Although there are hints as to the true nature of the plots swirling and around the Toxic Wood in the various backgrounds and rumours, the Player Characters will only discover more details by visiting the various locations dotted throughout the woods. This starts with Mugwort, a village trapped in its own bubble, its inhabitants desperate and divided, on the edge of the collapse if the Player Characters do not intervene. The others include a dragon atop a plateau building his own cult as a defence against ongoing events in the wood; rival twin sisters, long since transformed into insectoid creatures spinning and feuding for control of a mycelial network that runs throughout the wood; and an abandoned tower from whose roof grows a pair of trees and whose lowest level is filled with a green gelatinous thing filled with eyeballs that refuse to look at anyone who enters the tower—though the orb supplying the Player Characters their life-preserving air will actually speak before they do and warn them not to enter! The Toxic Wood is full of little details and fantastic writing like this which brings its combination of weirdness and dark whimsy to life.

The lack of indication as to what Level it is designed for, is not the only issue with The Toxic Wood. The other is the hexcrawl map used in the scenario. It is an attractive piece that uses a lot of icon-like pieces of art to fill its hexes, The majority of the symbols or icons used are all very similar, which has two important consequences. The first is that the icons used for specific locations do not stand out, and the second is that it is difficult to track the progress of the Player Characters across the map.

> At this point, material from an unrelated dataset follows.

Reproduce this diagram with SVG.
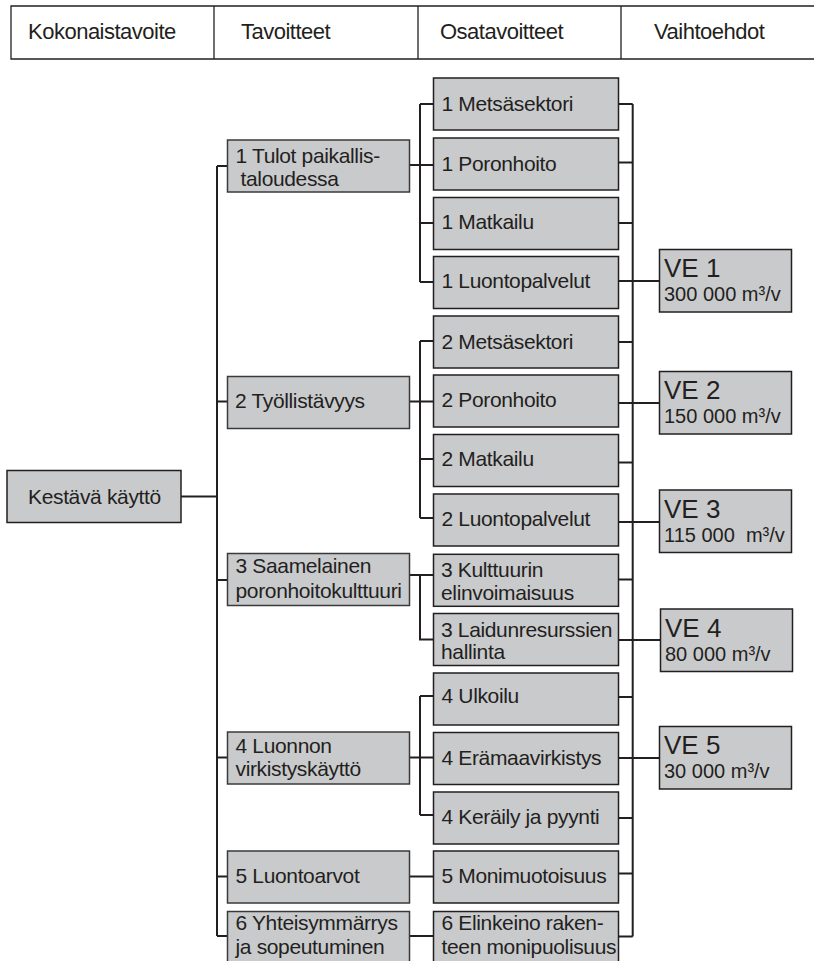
<svg xmlns="http://www.w3.org/2000/svg" width="814" height="961" viewBox="0 0 814 961">
<style>
text{font-family:"Liberation Sans",Arial,Helvetica,sans-serif;fill:#231f20;}
.h{font-size:22px;letter-spacing:-0.5px;}
.t{font-size:21px;letter-spacing:-0.35px;}
.ve{font-size:26px;}
.v2{font-size:20px;}
.box{fill:#c9cacc;stroke:#231f20;stroke-width:1.5;}
.tbox{fill:#c9cacc;stroke:#3a3a3a;stroke-width:1.5;}
.hd{fill:none;stroke:#231f20;stroke-width:1.3;}
.c{fill:none;stroke:#231f20;stroke-width:2;}
</style>
<rect width="814" height="961" fill="#ffffff"/>
<g id="header">
<path class="hd" d="M814 6H11V59H814M214 6V59M418 6V59M621 6V59"/>
<text class="h" x="28" y="38.5">Kokonaistavoite</text>
<text class="h" x="241" y="38.5">Tavoitteet</text>
<text class="h" x="440" y="38.5">Osatavoitteet</text>
<text class="h" x="654" y="38.5">Vaihtoehdot</text>
</g>
<g id="connectors">
<path class="c" d="M181 496.5H217M217 166V936"/>
<path class="c" d="M217 166H227.5M217 401.5H227.5M217 580H227.5M217 757.5H227.5M217 876.5H227.5M217 936H227.5"/>
<path class="c" d="M409.5 165H433.5M420 104V282M420 104H433.5M420 223H433.5M420 282H433.5"/>
<path class="c" d="M409.5 401.5H433.5M420 341V518M420 341H433.5M420 459H433.5M420 518H433.5"/>
<path class="c" d="M409.5 575H433.5M420 575V639.5H433.5"/>
<path class="c" d="M409.5 757.5H433.5M420 696V815M420 696H433.5M420 815H433.5"/>
<path class="c" d="M409.5 876.5H433.5M409.5 936H433.5"/>
<path class="c" d="M632.7 104V936.5"/>
<path class="c" d="M618.5 104H632.7M618.5 162.5H632.7M618.5 223H632.7M618.5 281H659.5M618.5 342H632.7M618.5 403H659.5M618.5 462.5H632.7M618.5 522H659.5M618.5 579.5H632.7M618.5 640H660.5M618.5 697H632.7M618.5 758H659.5M618.5 818H632.7M618.5 873.5H632.7M618.5 936.5H632.7"/>
</g>
<g id="n-kestava"><rect class="box" x="7" y="470.5" width="174" height="52"/><text class="t" x="28" y="504">Kestävä käyttö</text></g>
<g id="t1"><rect class="tbox" x="227.5" y="140" width="182" height="52"/><text class="t" x="235.5" y="162.5">1 Tulot paikallis-</text><text class="t" x="240.5" y="186">taloudessa</text></g>
<g id="t2"><rect class="tbox" x="227.5" y="376.5" width="182" height="52"/><text class="t" x="235" y="408">2 Työllistävyys</text></g>
<g id="t3"><rect class="tbox" x="227.5" y="553.5" width="182" height="52"/><text class="t" x="235.5" y="573">3 Saamelainen</text><text class="t" x="235.5" y="597.5">poronhoitokulttuuri</text></g>
<g id="t4"><rect class="tbox" x="227.5" y="732" width="182" height="52"/><text class="t" x="235.5" y="752.5">4 Luonnon</text><text class="t" x="235.5" y="775.5">virkistyskäyttö</text></g>
<g id="t5"><rect class="tbox" x="227.5" y="851" width="182" height="52"/><text class="t" x="235.5" y="882.5">5 Luontoarvot</text></g>
<g id="t6"><rect class="tbox" x="227.5" y="911.5" width="182" height="52"/><text class="t" x="235.5" y="929.5">6 Yhteisymmärrys</text><text class="t" x="235.5" y="953.5">ja sopeutuminen</text></g>
<g id="o1"><rect class="box" x="433.5" y="78" width="185" height="52"/><text class="t" x="441.5" y="110.5">1 Metsäsektori</text></g>
<g id="o2"><rect class="box" x="433.5" y="138" width="185" height="52"/><text class="t" x="441.5" y="170.5">1 Poronhoito</text></g>
<g id="o3"><rect class="box" x="433.5" y="197.5" width="185" height="52"/><text class="t" x="441.5" y="229">1 Matkailu</text></g>
<g id="o4"><rect class="box" x="433.5" y="256.5" width="185" height="52"/><text class="t" x="441.5" y="288">1 Luontopalvelut</text></g>
<g id="o5"><rect class="box" x="433.5" y="316" width="185" height="52"/><text class="t" x="441.5" y="349">2 Metsäsektori</text></g>
<g id="o6"><rect class="box" x="433.5" y="375" width="185" height="52"/><text class="t" x="441.5" y="407">2 Poronhoito</text></g>
<g id="o7"><rect class="box" x="433.5" y="434.5" width="185" height="52"/><text class="t" x="441.5" y="466">2 Matkailu</text></g>
<g id="o8"><rect class="box" x="433.5" y="494" width="185" height="52"/><text class="t" x="441.5" y="526">2 Luontopalvelut</text></g>
<g id="o9"><rect class="box" x="433.5" y="554.3" width="185" height="52"/><text class="t" x="441" y="576.7">3 Kulttuurin</text><text class="t" x="441" y="600">elinvoimaisuus</text></g>
<g id="o10"><rect class="box" x="433.5" y="613.5" width="185" height="52"/><text class="t" x="441" y="636.7">3 Laidunresurssien</text><text class="t" x="441" y="658.5">hallinta</text></g>
<g id="o11"><rect class="box" x="433.5" y="673" width="185" height="52"/><text class="t" x="441.5" y="703">4 Ulkoilu</text></g>
<g id="o12"><rect class="box" x="433.5" y="732.5" width="185" height="52"/><text class="t" x="441.5" y="765">4 Erämaavirkistys</text></g>
<g id="o13"><rect class="box" x="433.5" y="792" width="185" height="52"/><text class="t" x="441.5" y="824">4 Keräily ja pyynti</text></g>
<g id="o14"><rect class="box" x="433.5" y="851" width="185" height="52"/><text class="t" x="441.5" y="883">5 Monimuotoisuus</text></g>
<g id="o15"><rect class="box" x="433.5" y="911.5" width="185" height="52"/><text class="t" x="441.5" y="930">6 Elinkeino raken-</text><text class="t" x="441.5" y="953.5">teen monipuolisuus</text></g>
<g id="ve1"><rect class="box" x="659.5" y="249.5" width="132" height="62.5"/><text class="ve" x="664" y="277">VE 1</text><text class="v2" x="664" y="301">300 000 m³/v</text></g>
<g id="ve2"><rect class="box" x="659.5" y="371.5" width="132" height="62.5"/><text class="ve" x="664" y="399">VE 2</text><text class="v2" x="664" y="423">150 000 m³/v</text></g>
<g id="ve3"><rect class="box" x="659.5" y="490" width="132" height="62.5"/><text class="ve" x="664" y="517.5">VE 3</text><text class="v2" x="664" y="541.5" xml:space="preserve">115 000  m³/v</text></g>
<g id="ve4"><rect class="box" x="660.5" y="609" width="132" height="62.5"/><text class="ve" x="665" y="636.5">VE 4</text><text class="v2" x="665" y="660.5">80 000 m³/v</text></g>
<g id="ve5"><rect class="box" x="659.5" y="726.5" width="132" height="62.5"/><text class="ve" x="664" y="754">VE 5</text><text class="v2" x="664" y="778">30 000 m³/v</text></g>
</svg>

Then there is the fact that hexcrawl are of The Toxic Wood is too large for ease of play. It has an area of fifteen by twenty hexes, but there
is no scale to the map. The only hint the Game Master is given is that in a single day, the Player Characters can either explore a single hex or they can travel across a total of three. (That said, there are a lot of hexes where nothing much will happen except the occasional random encounter.) It will take a minimum of three days’ travel to get to Mugwort from the edge of the map and then the other locations on the map are a similar distance away from the village. So play is going consist of a lot of dice rolls for encounters in the poisoned forest and the Player Characters scavenging for fuel to power the air-generating orb they need to maintain in order to survive. This is only going to worse if the Player Characters get lost. Resource management is a part of the play of The Toxic Wood, but the size of its play area means that the scenario over emphasises it. Ultimately, v could have been smaller without any loss of play and a smaller size would have made it easier to slot into a Game Master’s own campaign.

Physically, The Toxic Wood is a fairly busy book, but everything is neatly organised and for the most part, easy to use when the Game Master needs it. The artwork is excellent and so is the writing. Although it does have an introduction, it does not explain what is fully going on until a fair way into the scenario.

The Toxic Wood is a fantastically noxious and nasty scenario, a combination of Stephen King’s Under the Dome meets Jeff Vandermeer
’s Annihilation crossed with The Fantasic Voyage and Tron. Which reads like a thoroughly odd mixture, but there is a strand of Science Fiction which underpins the scenario, with the orb that the Player Characters must take with them to breathe being almost like a submersible and the Emergency Bubbles they are given which enable them to operate away from the orb, being like aqualungs, and the twin sisters’ mycelial network a cross between an information network and a surveillance network.

Ultimately, The Toxic Wood may be slightly too odd and slightly too large for some campaigns, with the Game Master needing to work a lot of its details into her own setting to effectively work. If the Game Master can do that, then The Toxic Wood is a poisonously fantastic scenario.